Ahmad al-Badawi


Aḥmad al-Badawī, also known as Al-Sayyid al-Badawī, or as al-Badawī for short, or reverentially as Shaykh al-Badawī by all those Sunni Muslims who venerate saints, was a 13th-century Moroccan Sunni Muslim mystic who became famous as the founder of the Badawiyyah order of Sufism. Originally hailing from Fes, al-Badawi eventually settled for good in Tanta, Egypt in 1236, whence he developed a posthumous reputation as "Egypt's greatest saint." As al-Badawi is perhaps "the most popular of Muslim saints in Egypt", his tomb has remained a "major site of visitation" for Muslims in the region.

History

According to several medieval chronicles, al-Badawi hailed from an Arab tribe of Syrian origin.
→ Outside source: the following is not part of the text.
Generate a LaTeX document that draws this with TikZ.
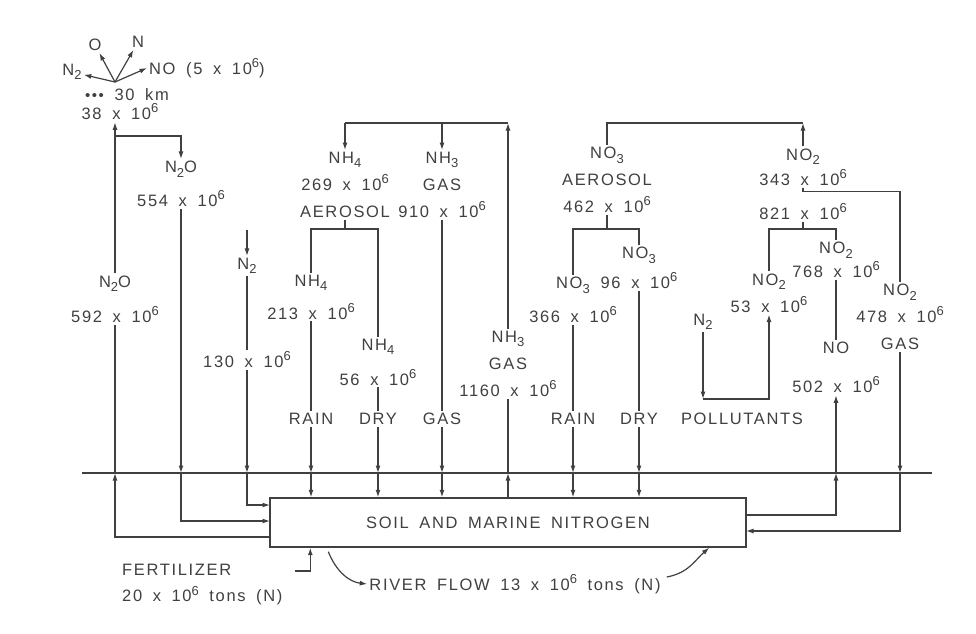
\documentclass[tikz,border=0pt]{standalone}
\usepackage{fontspec}
\setmainfont{Liberation Sans}[LetterSpace=10,WordSpace=1.7]
\usepackage{xcolor}
\usetikzlibrary{arrows.meta}
\definecolor{ink}{HTML}{404040}
\newcommand{\chemsub}[1]{\raisebox{-0.5ex}{\fontsize{13}{13}\selectfont #1}}
\newcommand{\chemsup}[1]{\raisebox{0.8ex}{\fontsize{13}{13}\selectfont #1}}

\begin{document}
\begin{tikzpicture}[
        x=1pt, y=-1pt,
        txt/.style={inner sep=2pt, text=ink, align=center, font=\fontsize{16.5}{27}\selectfont},
        every node/.style={txt},
        soilbox/.style={txt, draw=ink, line width=1.4pt, minimum width=476pt, minimum height=49pt, inner sep=0pt},
        wire/.style={draw=ink, line width=1.2pt},
        flow/.style={wire, -{Latex[length=7.5pt,width=5pt]}}
    ]
        \useasboundingbox (0,0) rectangle (976,633);

        % Ground and box
        \coordinate (gl) at (82,473);
        \coordinate (gr) at (932,473);
        \draw[wire] (gl) -- (gr);
        \node[soilbox] (soil) at (508,522.5) {SOIL AND MARINE NITROGEN};
        \coordinate (sw1) at (270,505);
        \coordinate (sw2) at (270,521);
        \coordinate (sw3) at (270,537);
        \coordinate (se1) at (746,515);
        \coordinate (se2) at (746,531);

        % Stratosphere
        \coordinate (src) at (115,82);
        \node (oA) at (95,45) {O};
        \node (nA) at (138,42) {N};
        \node (ntwoA) at (72,72) {N\chemsub{2}};
        \node[anchor=west] (noA) at (147,68) {NO (5 x 10\chemsup{6})};
        \node (km) at (127,95) {{\fontsize{15}{15}\selectfont\textbullet\textbullet\textbullet}\ 30 km};
        \node (v38) at (120,112) {38 x 10\chemsup{6}};
        \draw[flow] (src) -- (oA);
        \draw[flow] (src) -- (nA);
        \draw[flow] (src) -- (ntwoA);
        \draw[flow] (src) -- (noA.west);

        % N2O and N2
        \node (n2oA) at (115,299) {N\chemsub{2}O\\[8pt]592 x 10\chemsup{6}};
        \node (n2oB) at (181,184) {N\chemsub{2}O\\[7pt]554 x 10\chemsup{6}};
        \coordinate (split) at (115,136);
        \node (ntwoB) at (247,266) {N\chemsub{2}};
        \coordinate (ntwoTop) at (247,230);
        \node (v130) at (247,360) {130 x 10\chemsup{6}};
        \draw[flow] (n2oA.north) -- (n2oA.north |- v38.south);
        \draw[flow] (split) -| (n2oB.north);
        \draw[flow] (sw3) -| (n2oA.south |- gl);
        \draw[wire] (n2oA.south |- gl) -- (n2oA.south);
        \draw[flow] (n2oB.south) -- (n2oB.south |- gl);
        \draw[flow] (n2oB.south |- gl) |- (sw2);
        \draw[flow] (ntwoTop) -- (ntwoB.north);
        \draw[wire] (ntwoB.south) -- (v130.north);
        \draw[flow] (v130.south) -- (v130.south |- gl);
        \draw[flow] (v130.south |- gl) |- (sw1);

        % Ammonia
        \coordinate (nhL) at (345,123);
        \node (nhaer) at (345,185) {NH\chemsub{4}\\269 x 10\chemsup{6}\\AEROSOL};
        \node (nhgas) at (442,185) {NH\chemsub{3}\\GAS\\910 x 10\chemsup{6}};
        \node (nhrise) at (508,364) {NH\chemsub{3}\\GAS\\1160 x 10\chemsup{6}};
        \coordinate (nhfork) at (345,229);
        \node (nhB) at (311,297) {NH\chemsub{4}\\[6pt]213 x 10\chemsup{6}};
        \node (nhC) at (378,362) {NH\chemsub{4}\\[8pt]56 x 10\chemsup{6}};
        \node (rainA) at (311,419) {RAIN};
        \node (dryA) at (378,419) {DRY};
        \node (gasA) at (442,419) {GAS};
        \draw[wire] (nhL) -- (nhL -| nhrise);
        \draw[flow] (nhL) -- (nhaer.north);
        \draw[flow] (nhL -| nhgas) -- (nhgas.north);
        \draw[flow] (nhrise.north) -- (nhrise.north |- nhL);
        \draw[wire] (nhaer.south) -- (nhfork);
        \draw[wire] (nhB.north) |- (nhfork) -| (nhC.north);
        \draw[wire] (nhB.south) -- (rainA.north);
        \draw[wire] (nhC.south) -- (dryA.north);
        \draw[wire] (nhgas.south) -- (gasA.north);
        \draw[flow] (nhrise.south |- soil.north) -- (nhrise.south |- gl);
        \draw[wire] (nhrise.south |- gl) -- (nhrise.south);

        % Nitrate and nitrogen oxides
        \coordinate (noL) at (607,123);
        \node (noaer) at (607,180) {NO\chemsub{3}\\AEROSOL\\462 x 10\chemsup{6}};
        \coordinate (nofork) at (607,229);
        \node (noB) at (573,300) {NO\chemsub{3}\\[7pt]366 x 10\chemsup{6}};
        \node (noC) at (639,268) {NO\chemsub{3}\\[3pt]96 x 10\chemsup{6}};
        \node (rainB) at (573,419) {RAIN};
        \node (dryB) at (639,419) {DRY};
        \node (polA) at (742,419) {POLLUTANTS};
        \node (notwo) at (803,167) {NO\chemsub{2}\\[-2pt]343 x 10\chemsup{6}};
        \node (v821) at (803,212) {821 x 10\chemsup{6}};
        \coordinate (nofork2) at (803,229);
        \node (noD) at (769,293) {NO\chemsub{2}\\53 x 10\chemsup{6}};
        \node (noE) at (836,260) {NO\chemsub{2}\\[-3pt]768 x 10\chemsup{6}};
        \node (noF) at (836,348) {NO};
        \node (v502) at (836,385) {502 x 10\chemsup{6}};
        \node (noG) at (900,317) {NO\chemsub{2}\\478 x 10\chemsup{6}\\GAS};
        \node (ntwoC) at (703,322) {N\chemsub{2}};
        \coordinate (polcorner) at (703,399);
        \draw[wire] (noaer.north) -- (noL) -- (noL -| notwo);
        \draw[flow] (notwo.north) -- (notwo.north |- noL);
        \draw[wire] (noaer.south) -- (nofork);
        \draw[wire] (noB.north) |- (nofork) -| (noC.north);
        \draw[wire] (noB.south) -- (rainB.north);
        \draw[wire] (noC.south) -- (dryB.north);
        \draw[wire] (notwo.south) -- ++(0,4) -| (noG.north);
        \draw[wire] (v821.south) -- (nofork2);
        \draw[wire] (noD.north) |- (nofork2) -| (noE.north);
        \draw[wire] (noE.south) -- (noF.north);
        \draw[flow] (se1) -| (v502.south |- gl);
        \draw[flow] (v502.south |- gl) -- (v502.south);
        \draw[flow] (noG.south) -- (noG.south |- gl);
        \draw[flow] (noG.south |- gl) |- (se2);
        \draw[flow] (ntwoC.south) -- (polcorner);
        \draw[flow] (polcorner) -| (noD.south);

        % Deposition into the box
        \foreach \c in {rainA, dryA, gasA, rainB, dryB} {
            \draw[flow] (\c.south) -- (\c.south |- gl);
            \draw[flow] (\c.south |- gl) -- (\c.south |- soil.north);
        }

        % Fertilizer and river flow
        \node[anchor=west, align=left] (fert) at (120,585) {FERTILIZER\\[-1pt]20 x 10\chemsup{6} tons (N)};
        \coordinate (fertin) at (295,571);
        \draw[flow] (fertin) -| ([xshift=41pt]soil.south west);
        \node (river) at (515,584) {RIVER FLOW 13 x 10\chemsup{6} tons (N)};
        \draw[flow] ([shift={(59,4)}]soil.south west) .. controls +(8,20) and +(-18,-2) .. (river.west);
        \draw[flow] ([shift={(4,-7)}]river.east) .. controls +(22,-4) and +(-14,12) .. ([xshift=440pt]soil.south west);

    \end{tikzpicture}
\end{document}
A Sunni Muslim by persuasion, al-Badawi entered the Rifa'iyya spiritual order in his early life, being initiated into the order at the hands of a particular Iraqi teacher. After a trip to Mecca, al-Badawi is said to have travelled to Iraq, "where his sainthood clearly manifested itself" through the miracles he is said to have performed. Eventually, al-Badawi went to Tanta, Egypt, where settled for good in 1236. According to the various traditional biographies of the saint's life, al-Badawi gathered forty disciples around him during this period, who are collectively said to have "dwelt on the city’s rooftop terraces," whence his spiritual order were informally named the "roof men" in the vernacular. Al-Badawi died in Tanta in 1276, being seventy-six years old.

Spiritual lineage

As with every other major Sufi order, the Badawiyya proposes an unbroken spiritual chain of transmitted knowledge going back to the Prophet Muhammad through one of his Companions, which in the Badawiyya's case is Ali.